Nanoscale Characterization and Scanning Probe Microscopy
Studying the kinetic scaling behavior of nano-structured systems can be quite complicated. In fuel cell systems, for example, it has long been believed that the oxygen reduction reaction (ORR) can only occur at confined spatial regions, called "triple phase boundaries" (TPB's) where the electrolyte, gas, and electrically connected catalyst particles contact. However, the reaction-zone structure of a state of the art fuel cell is complex, consisting of a porous, heterogeneous mixture of conductive carbon powders and platinum particles, often mixed with a solid polymer electrolyte binder. Due to this complexity, the true amount of TPB in a fuel cell is difficult, if not impossible, to determine. Thus, the relationship between catalyst microstructure (ie, TPB geometry) and fuel cell performance is still unclear.
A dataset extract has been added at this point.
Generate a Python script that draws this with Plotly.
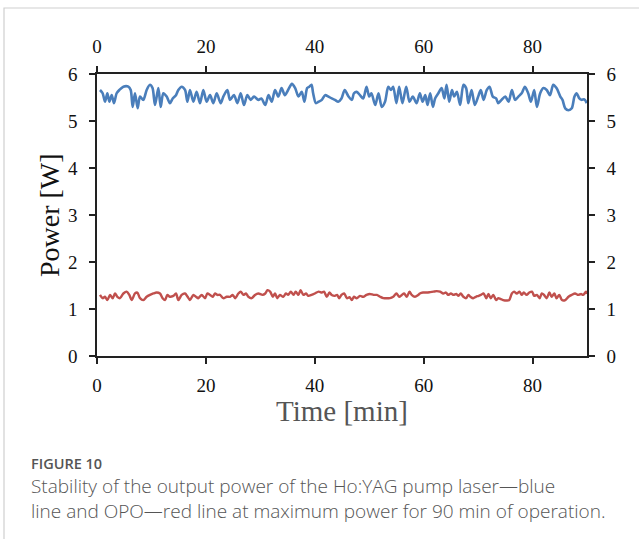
import plotly.graph_objects as go

# ---- data ----
blue_t = [0.55, 1.04, 1.47, 1.9, 2.27, 2.7, 3.12, 3.61, 4.1, 4.84, 5.76, 6.19, 6.55, 6.98, 7.47, 7.9,
          8.51, 9.12, 9.73, 10.2, 10.65, 11.27, 11.7, 12.18, 12.8, 13.4, 13.9, 14.51, 14.94, 15.55,
          16.17, 16.6, 17.08, 17.7, 18.3, 18.92, 19.53, 20.14, 20.76, 21.37, 21.98, 22.72, 23.2,
          23.94, 24.43, 25.16, 25.78, 26.39, 27.0, 27.61, 28.23, 28.84, 29.64,
          30.2, 30.9, 31.5, 32.1, 32.7, 33.3, 33.9, 34.5, 35.1, 35.8, 36.4, 37.0, 37.6, 38.1, 38.6,
          39.0, 39.4, 39.7, 40.2, 40.7, 41.3, 41.9, 42.5, 43.1, 43.7, 44.3, 44.9, 45.5, 46.2, 46.8,
          47.2, 47.7, 48.3, 48.9, 49.5, 50.0, 50.4, 51.1, 51.7, 52.3, 52.9, 53.5, 54.0, 54.4, 55.0,
          55.5, 56.1, 56.8, 57.4, 58.0, 58.7,
          59.3, 59.8, 60.3, 60.7, 61.2, 61.7, 62.1, 62.7, 63.3, 63.8, 64.2, 64.7, 65.2, 65.6, 66.1,
          66.7, 67.3, 67.8, 68.2, 68.8, 69.4, 70.1, 70.5, 71.0, 71.6, 72.1, 72.7, 73.3, 73.7, 74.3,
          75.0, 75.6, 76.2, 76.8, 77.4, 78.0, 78.6, 79.2, 79.7, 80.3, 80.8, 81.4, 82.0, 82.6, 83.2,
          83.8, 84.4, 85.1, 85.5, 86.0, 86.6, 87.2, 87.7, 88.1, 88.6, 89.0, 89.5, 89.95]
blue_p = [5.66, 5.59, 5.41, 5.59, 5.41, 5.55, 5.38, 5.59, 5.66, 5.73, 5.73, 5.66, 5.30, 5.59, 5.27, 5.52,
          5.45, 5.66, 5.77, 5.70, 5.34, 5.70, 5.30, 5.59, 5.52, 5.38, 5.48, 5.55, 5.66, 5.73,
          5.66, 5.41, 5.66, 5.41, 5.62, 5.38, 5.66, 5.41, 5.55, 5.38, 5.59, 5.38, 5.52,
          5.66, 5.45, 5.55, 5.38, 5.59, 5.34, 5.55, 5.45, 5.52, 5.45,
          5.48, 5.34, 5.55, 5.41, 5.66, 5.52, 5.70, 5.55, 5.66, 5.79, 5.70, 5.52, 5.62, 5.41, 5.70,
          5.73, 5.77, 5.59, 5.38, 5.41, 5.45, 5.55, 5.52, 5.48, 5.45, 5.41, 5.48, 5.66, 5.52, 5.45,
          5.59, 5.62, 5.55, 5.48, 5.73, 5.52, 5.59, 5.34, 5.59, 5.30, 5.41, 5.73, 5.66, 5.73, 5.38,
          5.73, 5.38, 5.73, 5.41, 5.52, 5.38,
          5.59, 5.41, 5.55, 5.34, 5.59, 5.30, 5.48, 5.59, 5.70, 5.48, 5.77, 5.41, 5.66, 5.52, 5.62,
          5.34, 5.77, 5.70, 5.38, 5.66, 5.34, 5.55, 5.66, 5.45, 5.66, 5.73, 5.52, 5.48, 5.38, 5.45,
          5.52, 5.41, 5.66, 5.45, 5.52, 5.59, 5.73, 5.59, 5.41, 5.66, 5.30, 5.59, 5.70, 5.66, 5.55,
          5.77, 5.70, 5.52, 5.45, 5.27, 5.23, 5.27, 5.52, 5.59, 5.48, 5.45, 5.46, 5.38]

red_t = [0.55, 1.04, 1.47, 1.9, 2.39, 2.88, 3.31, 3.74, 4.22, 4.84, 5.45, 5.94, 6.37, 6.98, 7.41, 7.9,
         8.51, 9.12, 9.73, 10.35, 10.96, 11.57, 12.06, 12.49, 12.92, 13.4, 14.02, 14.51, 14.94,
         15.55, 16.17, 16.65, 17.08, 17.7, 18.19, 18.61, 19.23, 19.84, 20.27, 20.76, 21.25, 21.68,
         22.1, 22.59, 23.2, 23.82, 24.43, 24.92, 25.41, 25.96, 26.39, 26.88, 27.37, 27.8, 28.41,
         29.02, 29.64,
         30.4, 30.9, 31.3, 31.8, 32.3, 32.7, 33.1, 33.6, 34.2, 34.7, 35.1, 35.6, 36.1, 36.5, 37.0,
         37.4, 37.9, 38.4, 38.8, 39.4, 40.0, 40.7, 41.3, 41.7, 42.2, 42.7, 43.1, 43.7, 44.1, 44.5,
         44.9, 45.4, 45.9, 46.4, 46.8, 47.2, 47.7, 48.3, 48.9, 49.5, 50.1, 50.8, 51.4, 52.0, 52.6,
         53.2, 53.8, 54.4, 55.0, 55.5, 56.0, 56.4, 56.9, 57.4, 57.8, 58.4, 59.0,
         59.3, 59.9, 60.6, 61.2, 61.8, 62.4, 63.0, 63.6, 64.1, 64.5, 65.0, 65.5, 66.0, 66.4, 66.8,
         67.3, 67.8, 68.2, 68.6, 69.1, 69.6, 70.1, 70.5, 71.0, 71.5, 71.9, 72.3, 72.8, 73.3, 73.7,
         74.2, 74.6, 75.3, 75.7, 76.2, 76.6, 77.1, 77.6, 78.0, 78.4, 78.9, 79.4, 79.9, 80.3, 80.8,
         81.3, 81.7, 82.1, 82.6, 83.1, 83.5, 84.0, 84.4, 84.9, 85.4, 86.0, 86.6, 87.2, 87.8, 88.4,
         88.9, 89.3, 89.8, 89.95]
red_p = [1.30, 1.23, 1.26, 1.19, 1.30, 1.23, 1.33, 1.26, 1.23, 1.33, 1.37, 1.30, 1.19, 1.33, 1.35, 1.23,
         1.19, 1.26, 1.30, 1.33, 1.35, 1.33, 1.23, 1.19, 1.30, 1.26, 1.28, 1.33, 1.19,
         1.30, 1.33, 1.26, 1.19, 1.30, 1.26, 1.23, 1.30, 1.23, 1.33, 1.30, 1.26, 1.33,
         1.30, 1.30, 1.23, 1.26, 1.26, 1.30, 1.23, 1.33, 1.37, 1.30, 1.33, 1.26, 1.23,
         1.30, 1.33,
         1.30, 1.33, 1.40, 1.37, 1.26, 1.33, 1.23, 1.30, 1.26, 1.33, 1.30, 1.37, 1.30, 1.37, 1.30,
         1.40, 1.30, 1.33, 1.28, 1.30, 1.33, 1.37, 1.35, 1.37, 1.26, 1.35, 1.30, 1.28, 1.30, 1.23,
         1.30, 1.33, 1.23, 1.25, 1.19, 1.26, 1.23, 1.28, 1.26, 1.30, 1.32, 1.30, 1.30, 1.26, 1.23,
         1.23, 1.23, 1.26, 1.33, 1.26, 1.30, 1.33, 1.26, 1.37, 1.30, 1.26, 1.30,
         1.33, 1.35, 1.35, 1.36, 1.37, 1.38, 1.37, 1.33, 1.35, 1.30, 1.33, 1.30, 1.32, 1.28, 1.33,
         1.26, 1.23, 1.30, 1.26, 1.23, 1.26, 1.28, 1.30, 1.33, 1.23, 1.32, 1.23, 1.30, 1.19, 1.23,
         1.21, 1.19, 1.18, 1.19, 1.33, 1.37, 1.33, 1.37, 1.30, 1.35, 1.30, 1.35, 1.37, 1.28, 1.30,
         1.23, 1.33, 1.30, 1.23, 1.35, 1.26, 1.33, 1.23, 1.30, 1.19, 1.19, 1.26, 1.30, 1.33, 1.30,
         1.32, 1.30, 1.37, 1.32]

x_ticks = [0, 20, 40, 60, 80]
y_ticks = [0, 1, 2, 3, 4, 5, 6]
x_title = "Time [min]"
y_title = "Power [W]"
fig_label = "FIGURE 10"
caption = ["Stability of the output power of the Ho:YAG pump laser\u2014blue",
           "line and OPO\u2014red line at maximum power for 90 min of operation."]

# ---- layout geometry ----
W, H = 639, 539
L, R, T, B = 97, 52, 74, 183
pw, ph = W - L - R, H - T - B


def px(x):
    return (x - L) / pw


def py(y):
    return (H - B - y) / ph


serif = "Liberation Serif, Times New Roman, serif"
tickfont = dict(family=serif, size=19, color="#111")

fig = go.Figure()
fig.add_trace(go.Scatter(x=red_t, y=red_p, mode="lines",
                         line=dict(color="#c0504d", width=2.4, shape="spline", smoothing=0.8),
                         xaxis="x", yaxis="y", showlegend=False, hoverinfo="skip"))
fig.add_trace(go.Scatter(x=blue_t, y=blue_p, mode="lines",
                         line=dict(color="#4a7ebb", width=2.6, shape="spline", smoothing=0.8),
                         xaxis="x2", yaxis="y2", showlegend=False, hoverinfo="skip"))

axis_common = dict(showgrid=False, zeroline=False, showline=True, linecolor="#222", linewidth=1.5,
                   ticks="outside", ticklen=6, tickwidth=1.5, tickcolor="#222", tickfont=tickfont)

fig.update_layout(
    width=W, height=H,
    margin=dict(l=L, r=R, t=T, b=B),
    paper_bgcolor="white", plot_bgcolor="white",
    xaxis=dict(range=[0, 90], tickvals=x_ticks, side="bottom", anchor="y",
               ticklabelstandoff=5, **axis_common),
    yaxis=dict(range=[0, 6], tickvals=y_ticks, side="left", anchor="x",
               ticklabelstandoff=8, **axis_common),
    xaxis2=dict(range=[0, 90], tickvals=x_ticks, side="top", anchor="y2", overlaying="x",
                ticklabelstandoff=6, **axis_common),
    yaxis2=dict(range=[0, 6], tickvals=y_ticks, side="right", anchor="x2", overlaying="y",
                ticklabelstandoff=8, **axis_common),
    shapes=[dict(type="rect", xref="paper", yref="paper",
                 x0=px(4), x1=px(660), y0=py(8), y1=py(560),
                 line=dict(color="#cfcfcf", width=1.2), fillcolor="rgba(0,0,0,0)", layer="below")],
    annotations=[
        dict(text=y_title, xref="paper", yref="paper", x=px(49), y=py(215), textangle=-90,
             showarrow=False, font=dict(family=serif, size=28, color="#111"),
             xanchor="center", yanchor="middle"),
        dict(text=x_title, xref="paper", yref="paper", x=px(342), y=py(411),
             showarrow=False, font=dict(family=serif, size=29, color="#555"),
             xanchor="center", yanchor="middle"),
        dict(text=fig_label, xref="paper", yref="paper", x=px(29), y=py(463),
             showarrow=False, font=dict(family="Open Sans", size=14.5, color="#555", weight=600),
             xanchor="left", yanchor="middle"),
        dict(text="<br>".join(caption), xref="paper", yref="paper", x=px(29), y=py(498.5),
             showarrow=False, font=dict(family="Open Sans", size=19, color="#555", weight=300),
             xanchor="left", yanchor="middle", align="left"),
    ],
)

fig.write_html("out.html")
Figure 1. A simplified schematic diagram of the electrode/electolyte interface in a fuel cell, illustrating the triple phase boundary reaction zones where the catalytically active electrode particles, electrolyte phase, and gas pores intersect.
In order to begin answering some of these questions, our laboratory employs novel micro and nano-scale electrochemical characterization techniques to study electrochemical phenomena at the sub-micron length scale.
For example, we employ well-defined platinum micro-electrode geometries to directly examine the intrinsic catalytic performance and TPB properties of Nafion/Pt interfaces. By constructing reproducible, geometrically simple, well-defined electrocatalyst structures of various sizes, a relationship between electrocatalyst geometry and electrochemical behavior is clearly delineated. These studies have provided perhaps the most direct experimental validation to date of the TPB theory.
Figure 2. Electron micrograph of a series of Pt-microelectrodes directly patterned via FIB onto the surface of a Nafion membrane "half-cell" MEA. (b) Higher magnification electron micrograph of a portion of an FIB patterned array of 1micron radii Pt microelectrodes. The electrochemical properties of these FIB patterned Pt particles are probed using a micro-probe station.
Extending our characterization ability to the nano-scale, we have developed a technique called AFM impedance imaging. AFM impedance imaging allows highly localized measurements of electrochemical properties to be acquired across sample surfaces. We have used this technique to study the electrochemical behavior of fuel cells and electrocatalysts. However, characterizing and understanding nano-structures is a challenge that extends far beyond the fuel cell realm. Many other devices, such as solar cells, sensors, and thermoelectric converters also benefit from nano-structured materials. The parallels between these systems and fuel cells make them highly amenable to the same type of nanometer scale visualization and measurement techniques, offering rich opportunities for further research.
Figure 3. Bulk vs. AFM impedance measurement. (a) General concept of a two-electrode impedance measurement. An impedance measurement system acquires an ac impedance spectrum from a sample of interest sandwiched between two bulk electrodes. (b) In an AFM impedance measurement, impedance is measured between a local probe (the SPM tip) and a bulk electrode, enabling the acquisition of spatially resolved electrochemical information at the sub-micron scale.
This work is supported by the U.S.Army Research Office under grant number: W911NF-07-1-0258 and Capital Equipment number: W911NF-08-1-0292.